SANTA FE — With four days left in this year’s 60-day legislative session, two different New Mexico minimum wage bills are inching toward Gov. Susana Martinez’s desk — and jockeying with one another for positioning.
While both measures still face hurdles, they appeared to have good odds Tuesday of gaining legislative approval in both the House and Senate.
If that were to happen, Martinez, the state’s two-term Republican governor would be able to choose which one she likes better — or she could veto them both.
The governor hasn’t tipped her hand as to which, if either, bill she might sign.
“The governor supports raising the minimum wage so long that it’s in line with neighboring states and doesn’t hurt small businesses,” Martinez spokesman Michael Lonergan said earlier this month.
The two wage bills in play — Senate Bill 386 and House Bill 442 — both aim to increase New Mexico’s $7.50-per hour minimum wage, which hasn’t gone up since 2009.
But the measures have some key differences. The Senate-approved bill calls for a $9 per hour minimum wage and would allow employers to pay a lower training wage of $8 per hour for newly hired employees.

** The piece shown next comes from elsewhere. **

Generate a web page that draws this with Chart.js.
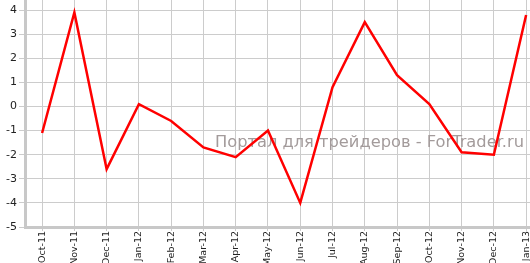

Meanwhile, the House-approved bill calls for a slightly higher minimum wage — of $9.25 per hour — but includes a provision blocking local labor ordinances regulating employee work schedules, which is not found in the Senate bill.
During a Tuesday hearing of the House Judiciary Committee, Sen. Clemente Sanchez, D-Grants, the sponsor of the Senate bill, suggested the Democratic-controlled Senate would not be in favor of the provision dealing with local ordinances.
“Politically, I think pre-emption would kill this bill,” Sanchez said.
“I think a lot of us would like to pay even more, but … I think this bill the way it is will get us across the finish line,” he later added.
His bill was approved by the House committee via a 7-4 vote, which sent it on to the House floor. Rep. Jim Dines, R-Albuquerque, joined with Democratic committee members in casting “yes” votes on the measure.
However, some committee members questioned the inclusion of a lower training wage, saying it could be manipulated by employers to stifle employee pay levels.
“To me, your proposal is just a little too low,” said Rep. Eliseo Alcon, D-Milan, who still ended up voting for the bill.
While the Senate bill was heading to the House floor, the House-approved minimum wage bill was poised to be voted on later Tuesday in its final Senate committee.
The two bills would not affect local minimum wage ordinances in place in Albuquerque, Santa Fe and Las Cruces. Santa Fe’s minimum wage is the state’s highest — it’s now at $11.08 per hour.
Among neighboring states, Arizona and Colorado currently have minimum wages in excess of $9 per hour, according to the National Conference of State Legislatures. However, the minimum wages of Texas, Oklahoma and Utah are all set at the federal minimum — $7.25 per hour.